China Orders Network of National 'Compute' Hubs to Accelerate AI and Industrial Digitisation

China's MIIT has instructed the construction of regional and industry interconnection nodes to standardise and accelerate the sharing of computing power across the country. The policy sets capital and licensing thresholds that channel build-and-operate roles to well‑funded construction entities and licenced telecom or cloud operators, shaping which firms will supply national AI and industrial compute services.

Black computer power supply unit with fan displayed against yellow background.

Key Takeaways

  • 1MIIT issued a notice to build national compute interconnection nodes with separate regional and industry tracks to standardise resource sharing and interoperability.
  • 2Regional nodes will provide unified platforms for registration, scheduling, resource aggregation, monitoring and security; industry nodes will deliver sector-specific market services and connect to regional nodes.
  • 3Construction entities must have at least RMB 50 million registered capital; operating entities must hold telecom business licences (except public institutions) and meet facility, personnel and integrity requirements.
  • 4The rules favour licenced telcos and large cloud/data-centre operators, likely accelerating demand for AI accelerators, data-centre capacity and networking equipment.
  • 5The programme advances China's AI self-reliance and increases regulatory control over compute and data flows, with implications for competition and innovation.

Editor's
Desk

Strategic Analysis

This notice is less about a technical blueprint than about governance and market design. By prescribing platform functions and imposing capital and licensing thresholds, MIIT is shaping an ecosystem in which licenced operators—principally state-owned telcos and large cloud providers—become the default guardians of national compute fabric. That has three strategic effects: it channels investment into scalable, interoperable infrastructure needed for large AI models and industrial applications; it concentrates operational control in entities already subject to tight regulatory oversight, allowing Beijing to manage security and data‑sovereignty risks; and it raises barriers to entry for smaller players and startups unless they partner with incumbents. The success of the scheme will depend on execution: whether node standards are genuinely interoperable rather than reinforcing vendor lock‑in, how pricing and access are governed, and whether the programme can match rising AI compute demand without creating bottlenecks or energy and cost pressures. Internationally, a domestically standardised compute network strengthens China's technological autonomy and may accelerate competitive pressure on cloud and chip vendors worldwide.

China Daily Brief Editorial
Strategic Insight
China Daily Brief

China's Ministry of Industry and Information Technology (MIIT) has launched a centralised programme to build national computing-power interconnection nodes, aiming to standardise how compute resources are registered, scheduled and shared across regions and industries. The notice establishes two complementary tracks: regional nodes to knit together local compute supply and demand, and industry nodes to concentrate and marketise compute resources for specific sectors.

Regional nodes will host unified service platforms that provide identification and registration, interconnection scheduling, resource aggregation and selection, operational monitoring and security management. MIIT envisions these platforms as comprehensive “compute-internet” service centres that make different architectures and providers interoperable and allow computing capacity to flow efficiently between areas.

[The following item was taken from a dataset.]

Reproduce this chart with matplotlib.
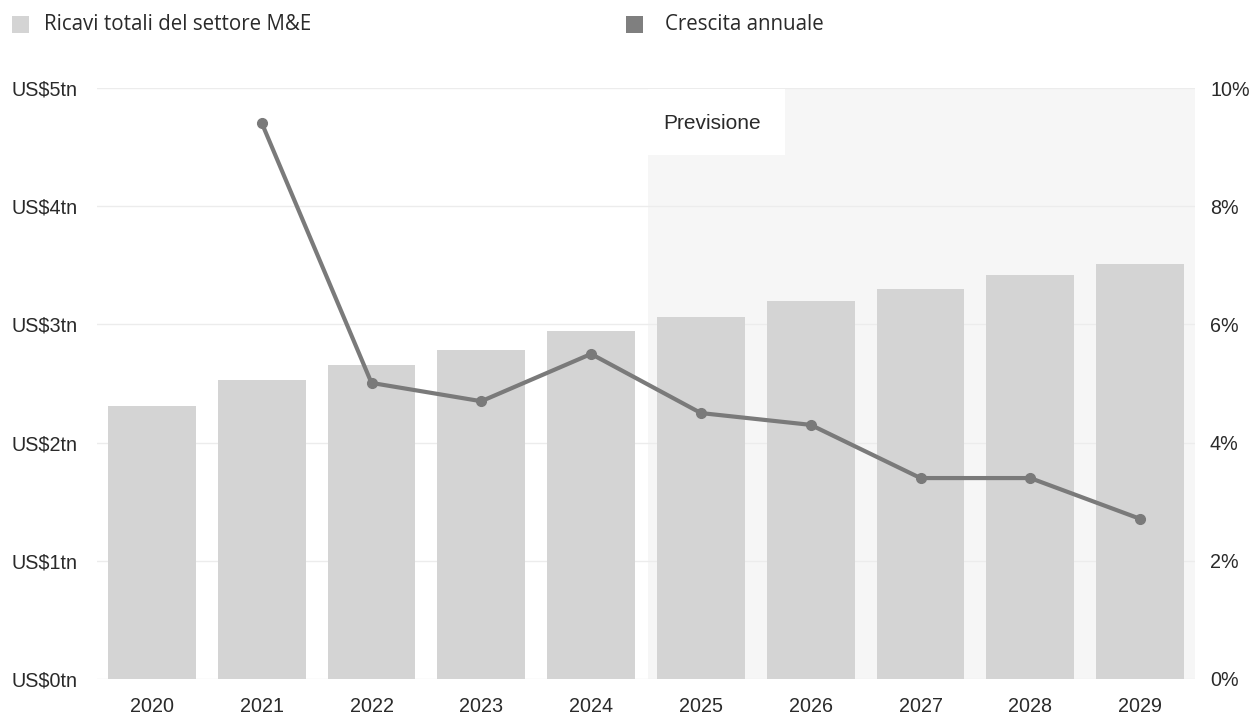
import matplotlib
matplotlib.use("Agg")
import matplotlib.pyplot as plt
from matplotlib.patches import Rectangle
from matplotlib.ticker import FuncFormatter, MultipleLocator

years = ["2020", "2021", "2022", "2023", "2024", "2025", "2026", "2027", "2028", "2029"]
revenue_tn = [2.31, 2.53, 2.66, 2.78, 2.94, 3.06, 3.20, 3.30, 3.42, 3.51]
growth_pct = [None, 9.41, 5.01, 4.70, 5.50, 4.50, 4.30, 3.40, 3.40, 2.71]
forecast_start_index = 5
legend_labels = ["Ricavi totali del settore M&E", "Crescita annuale"]
forecast_label = "Previsione"

W, H = 1254, 715
fig = plt.figure(figsize=(W / 100, H / 100), dpi=100)
ax = fig.add_axes([97 / W, 1 - 679 / H, (1195 - 97) / W, (679 - 88) / H])
ax2 = ax.twinx()

tick_font = "Liberation Sans"
text_color = "#2a2a2a"
PX = 72 / 100  # points per pixel

x = list(range(len(years)))
ax.set_xlim(-0.5, len(years) - 0.5)
ax.set_ylim(0, 5)
ax2.set_ylim(0, 10)

# forecast shading
ax.axvspan(forecast_start_index - 0.48, len(years) - 0.5, color="#f6f6f6", zorder=0, lw=0)

# grid
for v in range(0, 6):
    ax.axhline(v, color="#ececec", lw=1.0, zorder=0.5)

ax.bar(x, revenue_tn, width=0.8, color="#d4d4d4", zorder=2)

gx = [i for i, g in zip(x, growth_pct) if g is not None]
gy = [g for g in growth_pct if g is not None]
ax2.plot(gx, gy, color="#7a7a7a", lw=3, marker="o", ms=7, zorder=3,
         solid_capstyle="round")

# forecast label box
ax.add_patch(Rectangle((forecast_start_index - 0.48, 5 * (679 - 155) / (679 - 88)),
                       1.25, 5 * (155 - 89) / (679 - 88), facecolor="white",
                       edgecolor="none", zorder=1))
ax.text(forecast_start_index - 0.34, 5 * (679 - 124) / (679 - 88), forecast_label,
        fontsize=15, family="Liberation Sans", color=text_color, va="center", ha="left", zorder=4)

for a in (ax, ax2):
    for s in a.spines.values():
        s.set_visible(False)
    a.tick_params(length=0)

ax.set_xticks(x)
ax.set_xticklabels(years, fontsize=14.2, family=tick_font, color=text_color)
ax.tick_params(axis="x", pad=13)

ax.yaxis.set_major_locator(MultipleLocator(1))
ax.yaxis.set_major_formatter(FuncFormatter(lambda v, p: f"US${int(v)}tn"))
ax.tick_params(axis="y", labelsize=14.2, labelcolor=text_color, pad=(97 - 11) * PX)
for lbl in ax.get_yticklabels():
    lbl.set_family(tick_font)
    lbl.set_horizontalalignment("left")

ax2.yaxis.set_major_locator(MultipleLocator(2))
ax2.yaxis.set_major_formatter(FuncFormatter(lambda v, p: f"{int(v)}%"))
ax2.tick_params(axis="y", labelsize=14.2, labelcolor=text_color, pad=(1210 - 1195) * PX)
for lbl in ax2.get_yticklabels():
    lbl.set_family(tick_font)

# legend
fig.patches.append(Rectangle((12 / W, 1 - 33 / H), 17 / W, 17 / H,
                             transform=fig.transFigure, facecolor="#d4d4d4", edgecolor="none"))
fig.text(44 / W, 1 - 24 / H, legend_labels[0], fontsize=14.8, family="Open Sans",
         color=text_color, va="center", ha="left")
fig.patches.append(Rectangle((626 / W, 1 - 33 / H), 17 / W, 17 / H,
                             transform=fig.transFigure, facecolor="#7f7f7f", edgecolor="none"))
fig.text(665 / W, 1 - 24 / H, legend_labels[1], fontsize=14.8, family="Open Sans",
         color=text_color, va="center", ha="left")

fig.savefig("out.png", dpi=100, facecolor="white")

Industry nodes will run sector-specific platforms that aggregate computing resources, manage compute identifiers and enable market-based selection of services; they must interconnect with the regional nodes. The aim is to create an integrated topology so that, for example, manufacturing, finance or healthcare can tap standardised compute pools tailored to their compliance and performance needs.

The ministry set entry conditions to limit who can build and operate the nodes. Applicants must name a construction entity with at least RMB 50 million in registered capital and sustained funding capacity, and an operating entity that holds the required telecom business licences (other than public institutions), has appropriate facilities, equipment and personnel, and has no major credit or integrity breaches in the past three years.

The policy is a significant piece in Beijing's broader strategy to secure a domestic compute backbone for artificial intelligence and industrial digitalisation. By defining technical functions and institutional qualifications, MIIT is steering the market toward interoperable platforms while concentrating operational authority in licenced operators—principally telecom carriers and large cloud or data-centre firms.

If implemented at scale, the node programme will expand demand for data‑centre capacity, specialised AI accelerators and networking gear, favour established incumbents and create new opportunities for chipmakers and system integrators. It will also tighten the regulatory architecture around compute and data flows, reinforcing state oversight of critical infrastructure at a time when Beijing is prioritising technology self-reliance.